There are always accusations that London gets more infrastructure spending than its fair share, and a government with a small majority needs to be careful to look like it is distributing its resources equally.
“We need to make it clear that it provides spectacular benefits for the U.K. as a whole, not just for London,” Shawcross said. “We want to see the Northern Powerhouse and the Birmingham Interchange to all be built. The only thing that caused any perturbation was the change in process asked for by the National Infrastructure Commission.”
The National Infrastructure Commission, the body that analyses what projects the government should proceed with, said in 2016 that London needed to pay for half the cost of the project as originally outlined, and do so up front, rather than in arrears, as had been the case with Crossrail 1.
“For every £1 we spend we are predicting we get £6 back, but our challenge is to get that £1 up front to spend,” Dix said. “TfL didn’t have the same debts when we started Crossrail 1 as it does now, and we and business rates payers are still paying for Crossrail 1, with five more years to go. In our funding model, business and property owners pay some of the benefit they receive.”
The funding model will be the main point of debate in coming meetings, and is the question over which the viability of the scheme will be decided. Is a country where austerity is the government policy and public expenditure is being cut back willing to add £15B to the national debt up front on the basis that it will be paid back over the longer term?
“Most of the economic benefit will end up in the hand of the Exchequer but London needs to pay for half,” Dix said. “It will create £60B of land value uplift and that would more than pay for the scheme. There is a discussion going on with Treasury to create a mechanism to capture that.”
Dix also revealed that the government is re-evaluating the possibility of the project being funded by private sector investment, likely global sovereign wealth funds that would capture a share of the income it creates.
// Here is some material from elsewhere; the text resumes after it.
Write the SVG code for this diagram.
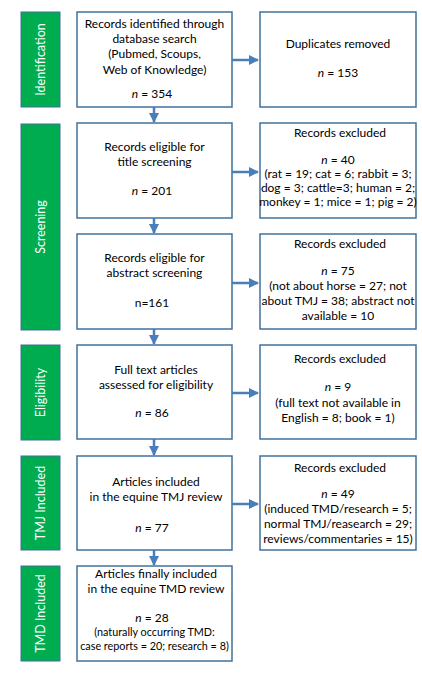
<svg xmlns="http://www.w3.org/2000/svg" width="422" height="675" viewBox="0 0 422 675">
<defs>
<marker id="ah" viewBox="0 0 10 10" refX="9" refY="5" markerWidth="4" markerHeight="4" orient="auto" markerUnits="strokeWidth">
<path d="M0,0 L10,5 L0,10 z" fill="#4A7EBB"/>
</marker>
<style>
.box{fill:#fff;stroke:#41719C;stroke-width:1.5}
.stage{fill:#00AC50;stroke:#41719C;stroke-width:1}
.lbl{fill:#fff;font-family:Lato,"Open Sans",sans-serif;font-size:12.5px;text-anchor:middle}
.t{fill:#000;font-family:Lato,"Open Sans",sans-serif;font-size:12px;text-anchor:middle}
.s{font-size:10.8px}
.c{stroke:#4A7EBB;stroke-width:2.5;fill:none;marker-end:url(#ah)}
</style>
</defs>
<rect width="422" height="675" fill="#fff"/>
<g id="stage-identification"><rect class="stage" x="21" y="12" width="39" height="95"/><text class="lbl" transform="translate(45,59.5) rotate(-90)">Identification</text></g>
<g id="stage-screening"><rect class="stage" x="21" y="124" width="39" height="206"/><text class="lbl" transform="translate(45,227) rotate(-90)">Screening</text></g>
<g id="stage-eligibility"><rect class="stage" x="21" y="345" width="39" height="95"/><text class="lbl" transform="translate(45,392.5) rotate(-90)">Eligibility</text></g>
<g id="stage-tmj"><rect class="stage" x="21" y="456" width="39" height="94"/><text class="lbl" transform="translate(45,503) rotate(-90)">TMJ Included</text></g>
<g id="stage-tmd"><rect class="stage" x="21" y="566" width="39" height="95"/><text class="lbl" transform="translate(45,613.5) rotate(-90)">TMD Included</text></g>

<g id="n1"><rect class="box" x="77" y="12" width="155" height="95"/>
<text class="t" x="154.5" y="28">Records identified through</text>
<text class="t" x="154.5" y="43">database search</text>
<text class="t" x="154.5" y="58">(Pubmed, Scoups,</text>
<text class="t" x="154.5" y="74">Web of Knowledge)</text>
<text class="t" x="152" y="98"><tspan font-style="italic">n</tspan> = 354</text></g>
<g id="n1r"><rect class="box" x="260" y="12" width="156" height="95"/>
<text class="t" x="338" y="48">Duplicates removed</text>
<text class="t" x="338" y="77"><tspan font-style="italic">n</tspan> = 153</text></g>

<g id="n2"><rect class="box" x="77" y="123" width="155" height="95"/>
<text class="t" x="154.5" y="151">Records eligible for</text>
<text class="t" x="154.5" y="166">title screening</text>
<text class="t" x="152" y="195"><tspan font-style="italic">n</tspan> = 201</text></g>
<g id="n2r"><rect class="box" x="260" y="123" width="156" height="95"/>
<text class="t" x="340" y="137">Records excluded</text>
<text class="t" x="338" y="164"><tspan font-style="italic">n</tspan> = 40</text>
<text class="t" x="338" y="177.5">(rat = 19; cat = 6; rabbit = 3;</text>
<text class="t" x="338" y="192">dog = 3; cattle=3; human = 2;</text>
<text class="t" x="338" y="206">monkey = 1; mice = 1; pig = 2)</text></g>

<g id="n3"><rect class="box" x="77" y="234" width="155" height="95"/>
<text class="t" x="154.5" y="262">Records eligible for</text>
<text class="t" x="154.5" y="277">abstract screening</text>
<text class="t" x="152" y="307">n=161</text></g>
<g id="n3r"><rect class="box" x="260" y="234" width="156" height="95"/>
<text class="t" x="340" y="248">Records excluded</text>
<text class="t" x="338" y="275"><tspan font-style="italic">n</tspan> = 75</text>
<text class="t" x="338" y="290">(not about horse = 27; not</text>
<text class="t" x="338" y="305">about TMJ = 38; abstract not</text>
<text class="t" x="338" y="320">available = 10</text></g>

<g id="n4"><rect class="box" x="77" y="345" width="155" height="94"/>
<text class="t" x="156" y="374">Full text articles</text>
<text class="t" x="156" y="388.5">assessed for eligibility</text>
<text class="t" x="152" y="416.5"><tspan font-style="italic">n</tspan> = 86</text></g>
<g id="n4r"><rect class="box" x="260" y="345" width="156" height="94"/>
<text class="t" x="340" y="362.5">Records excluded</text>
<text class="t" x="338" y="391"><tspan font-style="italic">n</tspan> = 9</text>
<text class="t" x="338" y="406.5">(full text not available in</text>
<text class="t" x="338" y="421.5">English = 8; book = 1)</text></g>

<g id="n5"><rect class="box" x="77" y="456" width="155" height="94"/>
<text class="t" x="156" y="486">Articles included</text>
<text class="t" x="156" y="501">in the equine TMJ review</text>
<text class="t" x="152" y="532"><tspan font-style="italic">n</tspan> = 77</text></g>
<g id="n5r"><rect class="box" x="260" y="456" width="156" height="94"/>
<text class="t" x="340" y="471.5">Records excluded</text>
<text class="t" x="338" y="497.5"><tspan font-style="italic">n</tspan> = 49</text>
<text class="t" x="338" y="513">(induced TMD/research = 5;</text>
<text class="t" x="338" y="528">normal TMJ/reasearch = 29;</text>
<text class="t" x="338" y="543">reviews/commentaries = 15)</text></g>

<g id="n6"><rect class="box" x="77" y="566" width="155" height="95"/>
<text class="t" x="156" y="578">Articles finally included</text>
<text class="t" x="156" y="593">in the equine TMD review</text>
<text class="t" x="152" y="621.5"><tspan font-style="italic">n</tspan> = 28</text>
<text class="t s" x="154.5" y="636">(naturally occurring TMD:</text>
<text class="t s" x="154.5" y="650">case reports = 20; research = 8)</text></g>

<g id="connectors">
<line class="c" x1="232" y1="60" x2="258" y2="60"/>
<line class="c" x1="232" y1="172" x2="258" y2="172"/>
<line class="c" x1="232" y1="283" x2="258" y2="283"/>
<line class="c" x1="232" y1="393" x2="258" y2="393"/>
<line class="c" x1="232" y1="504" x2="258" y2="504"/>
<line class="c" x1="154" y1="107" x2="154" y2="122"/>
<line class="c" x1="154" y1="218" x2="154" y2="233"/>
<line class="c" x1="154" y1="329" x2="154" y2="344"/>
<line class="c" x1="154" y1="439" x2="154" y2="455"/>
<line class="c" x1="154" y1="550" x2="154" y2="565"/>
</g>
</svg>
“We’ve undertaken three separate studies on the potential for the private sector to finance some of the cost,” Dix said. “Given the risk and cost, we found that private sector funding would make the project more expensive. But given the current circumstances we are revisiting that option and also looking at different parts of the scheme that the private sector could provide, such as when Canary Wharf built a station for Crossrail 1.”
We will have a better idea of the government’s position after the meeting between Khan and Grayling next week. The timing from here on is key. It sounds odd to say about a project that was first proposed in 1991 and would not be completed until 2033, but the next few weeks and months feel crucial.
“We’re asking government to give a firm commitment to the project. We want a new public consultation and hope to submit a hybrid bill before the end of this parliament,” Shawcross said.
If the deal is approved soon, Crossrail 2 could begin when Crossrail 1 delivers in 2019, capitalizing on momentum. If those milestones are not hit, the huge team and infrastructure put in place to deliver Crossrail 1 would start to break up, slowing the delivery and viability of the project.